The special thing about the above LLVM bitcode is the existence of @verifier.assume instructions. For instance, the instruction @verifier.assume(i1 %crab_2) indicates that %i.0 is between 0 and 10 at the loop header. Also, @verifier.assume(i1 %crab_23) indicates that the result of the load instruction at block loop.exit is between 0 and 5.

• Ignore floating point operations.

Well, there are many. Most of these limitations are coming from Crab. Here some of them:

• Crab numerical domains mostly reason about linear arithmetic.

• Most Crab numerical domains reason about infinite integers.

• There are several Crab numerical domains that compute disjunctive invariants but they are still limited in terms of expressiveness to keep them tractable.

• The interprocedural analysis is summary-based but it's context-insensitive.

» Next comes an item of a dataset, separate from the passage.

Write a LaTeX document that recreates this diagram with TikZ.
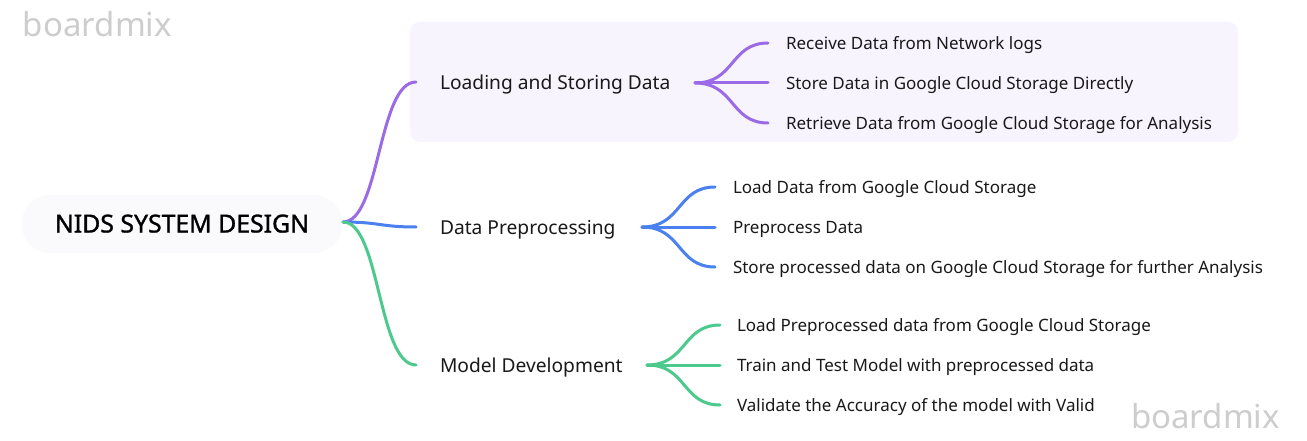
\documentclass[tikz,border=0pt]{standalone}
\usepackage{fontspec}
\setmainfont{Noto Sans}
\newfontfamily\rootfont{Noto Sans}[FakeBold=1.2]
\begin{document}
\begin{tikzpicture}[x=1pt,y=-1pt,
  every node/.style={inner sep=0pt, outer sep=0pt},
  rootbox/.style={fill=rootfill, rounded corners=28pt, minimum width=320pt, minimum height=58pt},
  roottxt/.style={anchor=base, font=\rootfont\fontsize{24.8}{28}\selectfont, text=black},
  branchlbl/.style={anchor=base west, font=\fontsize{19.2}{23}\selectfont, text=black!90},
  leaflbl/.style={anchor=base west, font=\fontsize{17}{20}\selectfont, text=black!90},
  wmark/.style={text=wmgray, font=\fontsize{33}{38}\selectfont},
  conn/.style={line width=3pt, line cap=round}
]
\definecolor{rootfill}{HTML}{FAFAFD}
\definecolor{boxfill}{HTML}{F8F4FE}
\definecolor{cpurple}{HTML}{9B6AE6}
\definecolor{cblue}{HTML}{4A80F0}
\definecolor{cgreen}{HTML}{4CC98C}
\definecolor{wmgray}{HTML}{CDCDCD}
\useasboundingbox (0,0) rectangle (1307,441);
\fill[white] (0,0) rectangle (1307,441);
% watermarks
\node[wmark, anchor=west] (wm1) at (23,24) {boardmix};
\node[wmark, anchor=west] (wm2) at (1131,416) {boardmix};
% background of first branch
\fill[boxfill, rounded corners=10pt] (410,22) rectangle (1238,142);
% root
\node[rootbox] (root) at (182,224) {};
\node[roottxt] (roottext) at (182,232.5) {NIDS SYSTEM DESIGN};
\coordinate (r) at (343,222);
% branch end points
\coordinate (e1) at (416,82);
\coordinate (e2) at (416,227);
\coordinate (e3) at (416,365);
\node[branchlbl] (b1) at (440,89.5) {Loading and Storing Data};
\node[branchlbl] (b2) at (440,234) {Data Preprocessing};
\node[branchlbl] (b3) at (440,372) {Model Development};
\draw[conn, cpurple] (r) .. controls (380,222) and (378,82) .. (e1);
\draw[conn, cblue] (r) .. controls (380,222) and (380,227) .. (e2);
\draw[conn, cgreen] (r) .. controls (380,222) and (378,365) .. (e3);
% forks
\coordinate (f1) at (695,83);
\coordinate (f2) at (642,227);
\coordinate (f3) at (647,365);
% leaves branch 1
\node[leaflbl] (l11) at (786,49.5) {Receive Data from Network logs};
\node[leaflbl] (l12) at (786,89.5) {Store Data in Google Cloud Storage Directly};
\node[leaflbl] (l13) at (786,129.5) {Retrieve Data from Google Cloud Storage for Analysis};
\coordinate (t11) at (768,43);
\coordinate (t12) at (768,83);
\coordinate (t13) at (768,123);
\draw[conn, cpurple] (f1) .. controls (735,83) and (730,43) .. (t11);
\draw[conn, cpurple] (f1) -- (t12);
\draw[conn, cpurple] (f1) .. controls (735,83) and (730,123) .. (t13);
% leaves branch 2
\node[leaflbl] (l21) at (733,193.5) {Load Data from Google Cloud Storage};
\node[leaflbl] (l22) at (733,233.5) {Preprocess Data};
\node[leaflbl] (l23) at (733,273.5) {Store processed data on Google Cloud Storage for further Analysis};
\coordinate (t21) at (715,187);
\coordinate (t22) at (715,227);
\coordinate (t23) at (715,267);
\draw[conn, cblue] (f2) .. controls (682,227) and (677,187) .. (t21);
\draw[conn, cblue] (f2) -- (t22);
\draw[conn, cblue] (f2) .. controls (682,227) and (677,267) .. (t23);
% leaves branch 3
\node[leaflbl] (l31) at (737,331.5) {Load Preprocessed data from Google Cloud Storage};
\node[leaflbl] (l32) at (737,371.5) {Train and Test Model with preprocessed data};
\node[leaflbl] (l33) at (737,411.5) {Validate the Accuracy of the model with Valid};
\coordinate (t31) at (720,325);
\coordinate (t32) at (720,365);
\coordinate (t33) at (720,405);
\draw[conn, cgreen] (f3) .. controls (687,365) and (682,325) .. (t31);
\draw[conn, cgreen] (f3) -- (t32);
\draw[conn, cgreen] (f3) .. controls (687,365) and (682,405) .. (t33);
\end{tikzpicture}
\end{document}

• Crab does not provide any pointer or shape analysis but it provides a simple nullity analysis that can tell whether pointer may be null or not.

• Crab-llvm can reason about pointer's contents only if llvm-dsa can infer statically that a pointer points to a memory region that behaves as a C arrays (i.e., consecutive sequence of bytes where elements must have compatible types and offset must be multiple of the element type size). Once a logical array has been identified, Crab-llvm uses one of the Crab array domains to reason about their contents. Currently, it only supports array smashing.